I’m going to assume, from the regularity and scale (vast and inconvenient) of Jeremy’s purchases, that he’s buying them for himself rather than as gifts. He’s browsing the flower stalls for his seasonal faves, picking up spiky ones, orange ones, leafy ones (ironically, I actually know so little about flowers that I am unable to identify his regulars), and heaving them all home to arrange in Hay vases while he makes soup or roasts a chicken and listens to, I don’t know, Throwing Fits, or whatever men who wear a lot of Lacoste like. This totally fictional impression of him—as a straight guy who buys flowers for himself and then indulges in arranging them—is the total opposite of “man with one pillow,” and that’s what makes it irresistible to me, a woman in my 30s.

A straight man regularly buying flowers for his home is basically a rejection of the long-inherited and often subconscious belief many lads hold that making a space look somewhat pretty isn’t something for them to worry about. (It’s the same logic that can lead women in heterosexual relationships to do more cleaning, because their partners claim they don’t actually mind watching TV amidst a forest of old coffee cups.)

More than that, it’s a commitment to frivolity. Flowers only last a couple of weeks. They’re not useful. You just put them in jugs and spend seven to 10 days thinking, Oh, they’re still alive, until they start to smell a bit bad and you have to throw them away. Unlike buying some Malin+Goetz to make your grimy shower slightly more appealing to a new girlfriend, or replacing your lumpy duvet with a good John Lewis one when you get a raise, or even investing in a status-y Arhaus coffee table, it’s not a long-lasting investment purchase to ease the stress of “having to make your place look nice for when people come around.” It’s taking genuine care to look after your home just because it’s fun. And, in Jeremy’s case, it’s made even hotter by the fact that, at this point in his career, he could probably afford to pay someone else to run this errand for him, or at least buy ready-arranged bouquets. Instead, he’s out there sweaty and flustered, choosing between dahlias and chrysanthemums.
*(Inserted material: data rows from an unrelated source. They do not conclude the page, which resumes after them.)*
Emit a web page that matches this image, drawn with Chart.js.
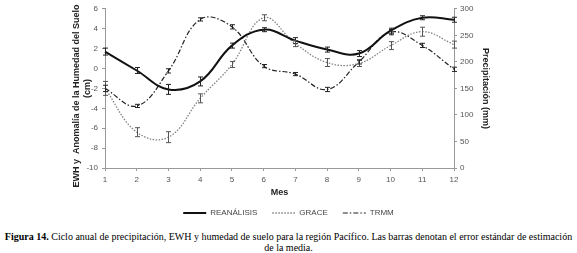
<!DOCTYPE html>
<html>
<head>
<meta charset="utf-8">
<script src="https://cdn.jsdelivr.net/npm/chart.js@4.4.1/dist/chart.umd.min.js"></script>
<style>
  html, body { margin: 0; padding: 0; background: #fff; }
  #wrap { position: relative; width: 577px; height: 253px; overflow: hidden; }
  #box { position: absolute; left: 0; top: 0; width: 577px; height: 227px; }
  #cap { position: absolute; left: 0; top: 231px; width: 577px; text-align: center;
         font-family: "Liberation Serif", "Times New Roman", serif; font-size: 10px; line-height: 11px;
         color: #000; white-space: nowrap; }
</style>
</head>
<body>
<div id="wrap">
  <div id="box"><canvas id="c"></canvas></div>
  <div id="cap"><b>Figura 14.</b> Ciclo anual de precipitación, EWH y humedad de suelo para la región Pacífico. Las barras denotan el error estándar de estimación<br>de la media.</div>
</div>
<script>
const months = ['1','2','3','4','5','6','7','8','9','10','11','12'];
const leftTicks = [-10,-8,-6,-4,-2,0,2,4,6];
const rightTicks = [0,50,100,150,200,250,300];

const reanalisis    = [1.7, -0.2, -2.1, -1.3, 2.3, 3.9, 2.8, 1.9, 1.5, 3.8, 5.1, 4.9];
const reanalisisErr = [0.35, 0.3, 0.5, 0.45, 0.25, 0.2, 0.3, 0.25, 0.3, 0.25, 0.2, 0.25];
const grace         = [-2.0, -6.4, -6.9, -3.0, 0.4, 5.1, 2.5, 0.6, 0.5, 2.3, 3.7, 2.4];
const graceErr      = [0.7, 0.45, 0.55, 0.45, 0.3, 0.3, 0.3, 0.4, 0.3, 0.4, 0.45, 0.35];
const trmm          = [150, 117, 183, 280, 266, 192, 177, 148, 200, 256, 231, 186];
const trmmErr       = [6, 3, 4, 3, 4, 3, 3, 4, 4, 5, 4, 4];

const errorBars = {
  id: 'errorBars',
  afterDatasetsDraw(chart) {
    const ctx = chart.ctx;
    chart.data.datasets.forEach((ds, di) => {
      if (!ds.errors) return;
      const meta = chart.getDatasetMeta(di);
      const scale = chart.scales[ds.yAxisID];
      ctx.save();
      ctx.strokeStyle = ds.errColor;
      ctx.lineWidth = 1;
      ctx.setLineDash([]);
      meta.data.forEach((pt, i) => {
        const v = ds.data[i], e = ds.errors[i];
        const x = Math.round(pt.x) + 0.5;
        const y1 = scale.getPixelForValue(v + e);
        const y2 = scale.getPixelForValue(v - e);
        ctx.beginPath();
        ctx.moveTo(x, y1); ctx.lineTo(x, y2);
        ctx.moveTo(x - 2.5, y1); ctx.lineTo(x + 2.5, y1);
        ctx.moveTo(x - 2.5, y2); ctx.lineTo(x + 2.5, y2);
        ctx.stroke();
      });
      ctx.restore();
    });
  }
};

const tickFont = { family: 'Liberation Sans, Arial, sans-serif', size: 8 };
const titleFont = { family: 'Liberation Sans, Arial, sans-serif', size: 9, weight: 'bold' };
const axisGrey = '#999';

new Chart(document.getElementById('c'), {
  type: 'line',
  data: {
    labels: months,
    datasets: [
      { label: 'REANÁLISIS', data: reanalisis, errors: reanalisisErr, errColor: '#222',
        yAxisID: 'y', borderColor: '#111', borderWidth: 2, tension: 0.4,
        pointRadius: 0, fill: false },
      { label: 'GRACE', data: grace, errors: graceErr, errColor: '#555',
        yAxisID: 'y', borderColor: '#808080', borderWidth: 1.3, borderDash: [1.5, 1.5], tension: 0.4,
        pointRadius: 0, fill: false },
      { label: 'TRMM', data: trmm, errors: trmmErr, errColor: '#222',
        yAxisID: 'y1', borderColor: '#222', borderWidth: 1.2, borderDash: [5, 2, 1.5, 2], tension: 0.4,
        pointRadius: 0, fill: false }
    ]
  },
  options: {
    responsive: true,
    maintainAspectRatio: false,
    animation: false,
    layout: { padding: { top: 5, left: 0, right: 0, bottom: 0 } },
    plugins: {
      tooltip: { enabled: false },
      legend: {
        position: 'bottom',
        labels: {
          usePointStyle: true, pointStyle: 'line', pointStyleWidth: 23,
          boxHeight: 8, padding: 15, color: '#444',
          font: { family: 'Liberation Sans, Arial, sans-serif', size: 8 },
          generateLabels(chart) {
            return chart.data.datasets.map((ds, i) => ({
              text: ds.label,
              fillStyle: 'rgba(0,0,0,0)',
              strokeStyle: ds.borderColor,
              lineWidth: ds.borderWidth,
              lineDash: ds.borderDash || [],
              pointStyle: 'line',
              fontColor: '#444',
              hidden: false,
              datasetIndex: i
            }));
          }
        }
      }
    },
    scales: {
      x: {
        type: 'category',
        offset: false,
        grid: { drawOnChartArea: false, drawTicks: true, tickLength: 3, color: axisGrey },
        border: { color: axisGrey },
        ticks: { color: '#555', font: tickFont, padding: 4, maxRotation: 0, autoSkip: false },
        title: { display: true, text: 'Mes', color: '#222', font: { family: 'Liberation Sans, Arial, sans-serif', size: 9, weight: 'bold' }, padding: { top: 0, bottom: -4 } },
        afterFit(s) { s.height = 26; }
      },
      y: {
        position: 'left', min: -10, max: 6,
        afterBuildTicks(s) { s.ticks = leftTicks.map(v => ({ value: v })); },
        grid: { drawOnChartArea: false, drawTicks: true, tickLength: 3, color: axisGrey },
        border: { color: axisGrey },
        ticks: { color: '#555', font: tickFont, padding: 4 },
        title: { display: true, text: ['EWH y  Anomalía de la Humedad del Suelo      ', '(cm)'], color: '#222', font: titleFont, padding: { top: 71.5, bottom: 0 } },
        afterFit(s) { s.width = 105; }
      },
      y1: {
        position: 'right', min: 0, max: 300,
        afterBuildTicks(s) { s.ticks = rightTicks.map(v => ({ value: v })); },
        grid: { drawOnChartArea: false, drawTicks: true, tickLength: 3, color: axisGrey },
        border: { color: axisGrey },
        ticks: { color: '#555', font: tickFont, padding: 3 },
        title: { display: true, text: 'Precipitación (mm)', color: '#222', font: titleFont, padding: { top: 86.5, bottom: 0 } },
        afterFit(s) { s.width = 123; }
      }
    }
  },
  plugins: [errorBars]
});
</script>
</body>
</html>
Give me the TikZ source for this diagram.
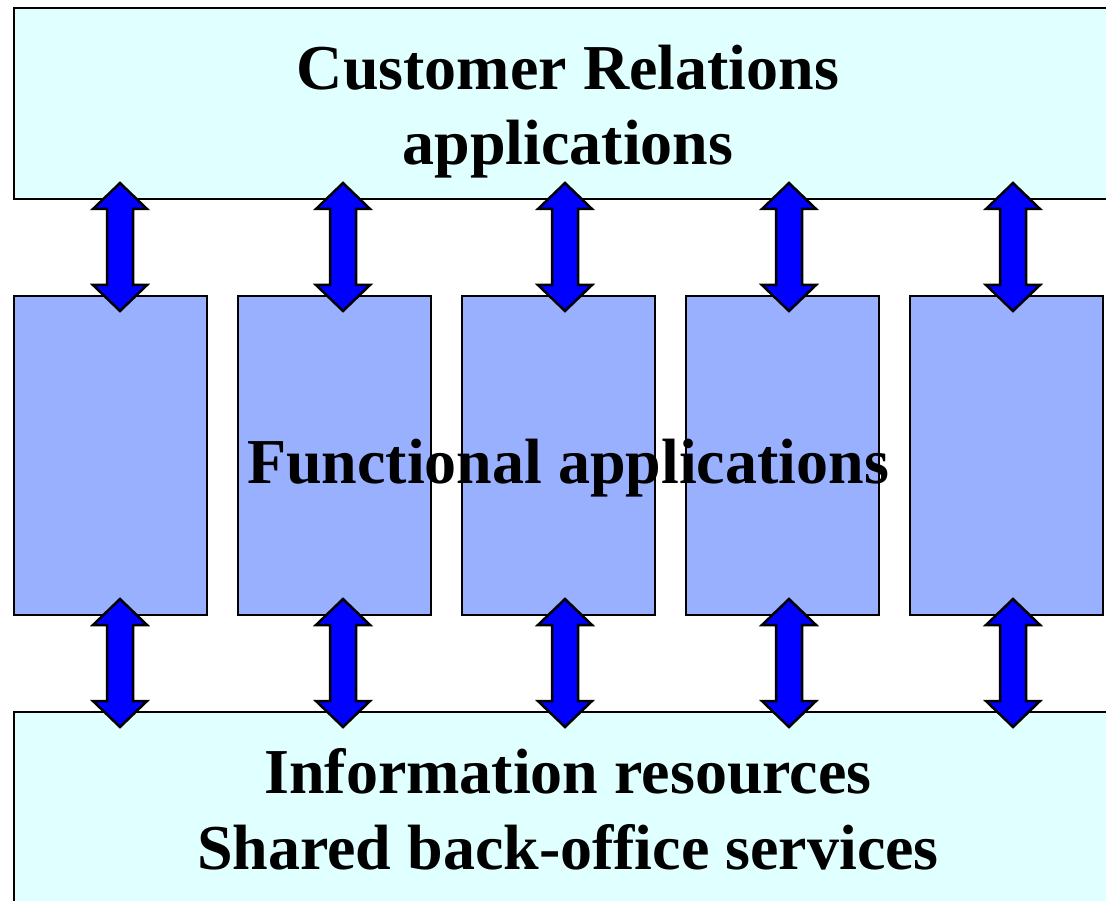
\documentclass[tikz,border=0pt]{standalone}
\usepackage{fontspec}
\setmainfont{Liberation Serif}
\usetikzlibrary{calc}
\definecolor{paleCyan}{HTML}{E0FFFF}
\definecolor{funcBlue}{HTML}{99B0FF}
\definecolor{arrowBlue}{HTML}{0000FF}

\begin{document}
\begin{tikzpicture}[x=1pt, y=-1pt,
		layer/.style={draw=black, line width=1.5pt, fill=paleCyan, inner sep=0pt, outer sep=0pt, anchor=north west, minimum width=1111pt},
		column/.style={draw=black, line width=1.5pt, fill=funcBlue, inner sep=0pt, outer sep=0pt, anchor=north west, minimum width=193pt, minimum height=319pt},
		dblarrow/.style={draw=black, line width=2.5pt, fill=arrowBlue, line join=miter},
		bigtext/.style={font=\bfseries\fontsize{64}{75}\selectfont, inner sep=0pt, anchor=base}]
			\def\colStep{224};
			\def\tipIn{16};

			\useasboundingbox (0,0) rectangle (1106,901);

			\begin{scope}
				\node[layer, minimum height=191pt] (crm) at (14,8) {};
				\node[layer, minimum height=220pt] (info) at (14,712) {};
			\end{scope}

			\begin{scope}
				\foreach \i in {1,...,5}
				{
					\node[column] (col\i) at ({14+\colStep*(\i-1)},296) {};
				}
			\end{scope}

			% double arrows above and below each column
			\begin{scope}
				\foreach \i/\dx in {1/9.5,2/8.5,3/6.5,4/6.5,5/6.5}
				{
					\draw[dblarrow] ($(crm.south -| col\i.north)+(\dx,-\tipIn)$) -- ++(27,26) -- ++(-14,0) -- ++(0,76) -- ++(14,0) -- ++(-27,26) -- ++(-27,-26) -- ++(14,0) -- ++(0,-76) -- ++(-14,0) -- cycle;
					\draw[dblarrow] ($(col\i.south)+(\dx,-\tipIn)$) -- ++(27,26) -- ++(-14,0) -- ++(0,76) -- ++(14,0) -- ++(-27,26) -- ++(-27,-26) -- ++(14,0) -- ++(0,-76) -- ++(-14,0) -- cycle;
				}
			\end{scope}

			\begin{scope}
				\node[bigtext] (crmA) at (568,90) {Customer Relations};
				\node[bigtext] (crmB) at (568,165) {applications};
				\node[bigtext] (func) at (568,483) {Functional applications};
				\node[bigtext] (infoA) at (568,793) {Information resources};
				\node[bigtext] (infoB) at (568,869) {Shared back-office services};
			\end{scope}
\end{tikzpicture}
\end{document}
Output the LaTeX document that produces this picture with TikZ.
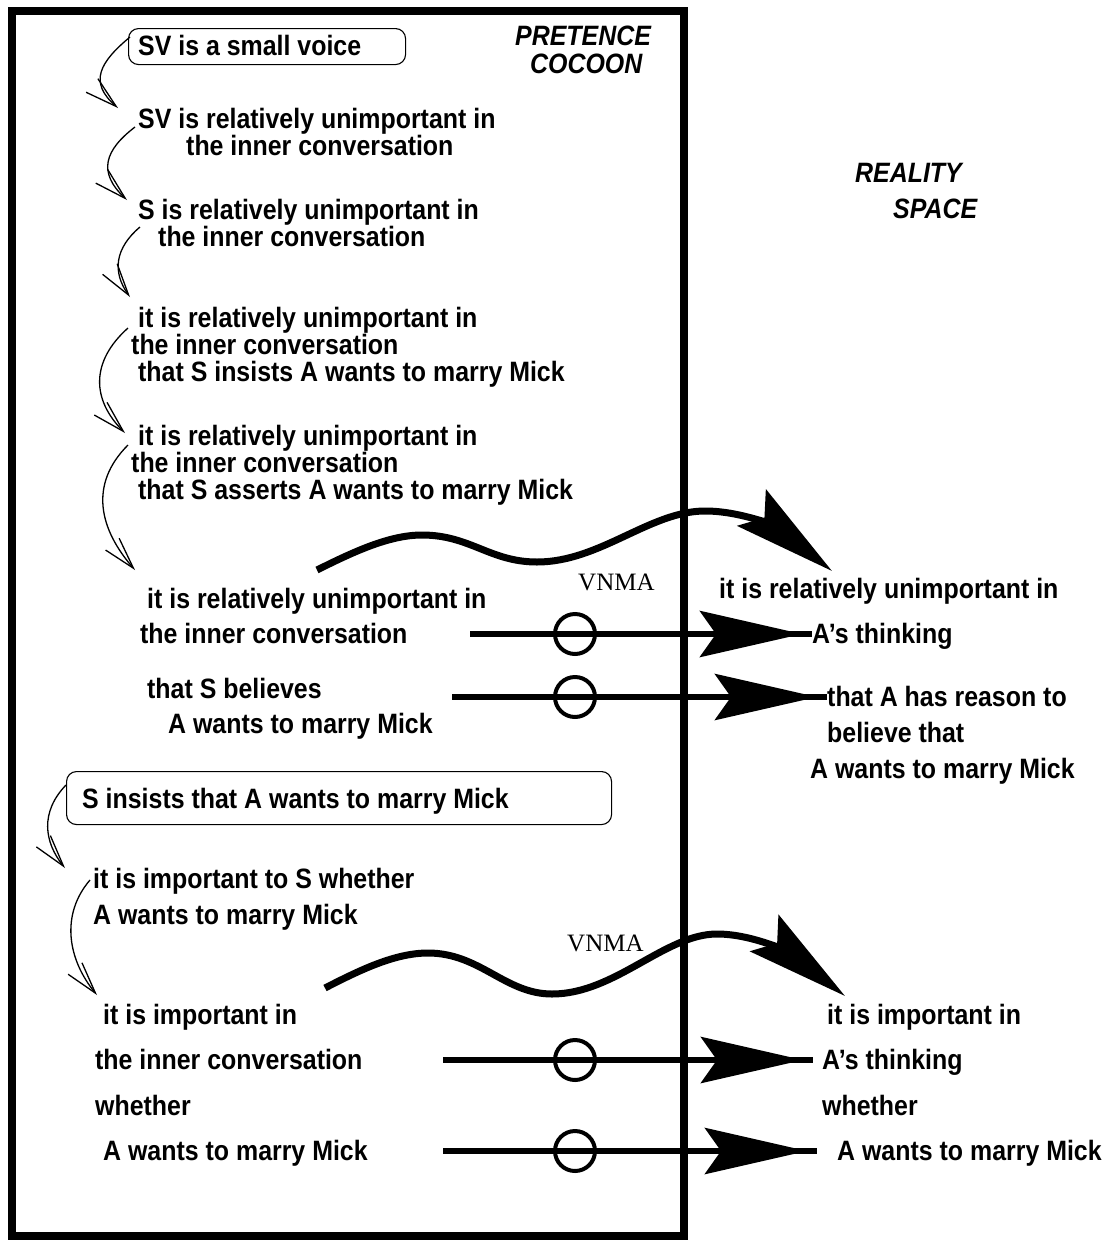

I hope this is a turning point. If one of the most fancied blokes of our time is out there buying hyacinths, then maybe this heralds a new era of all straight men getting properly into making spaces nice just for the sake of it. Perhaps we’re getting close to the day when no woman will have to shower at a date’s apartment, only to find they’re drying themselves off with a towel so old it has the texture of pumice stone. Until then, we can all just read far too deeply into photographs of a TV star giving the paparazzi a little wave as he picks up a dozen tulips. Or, I guess, give up on the capitalistic pressure to have nice interiors altogether, and live in a way that involves buying fewer things. I’m not quite there yet, though, so hooray for men getting themselves flowers.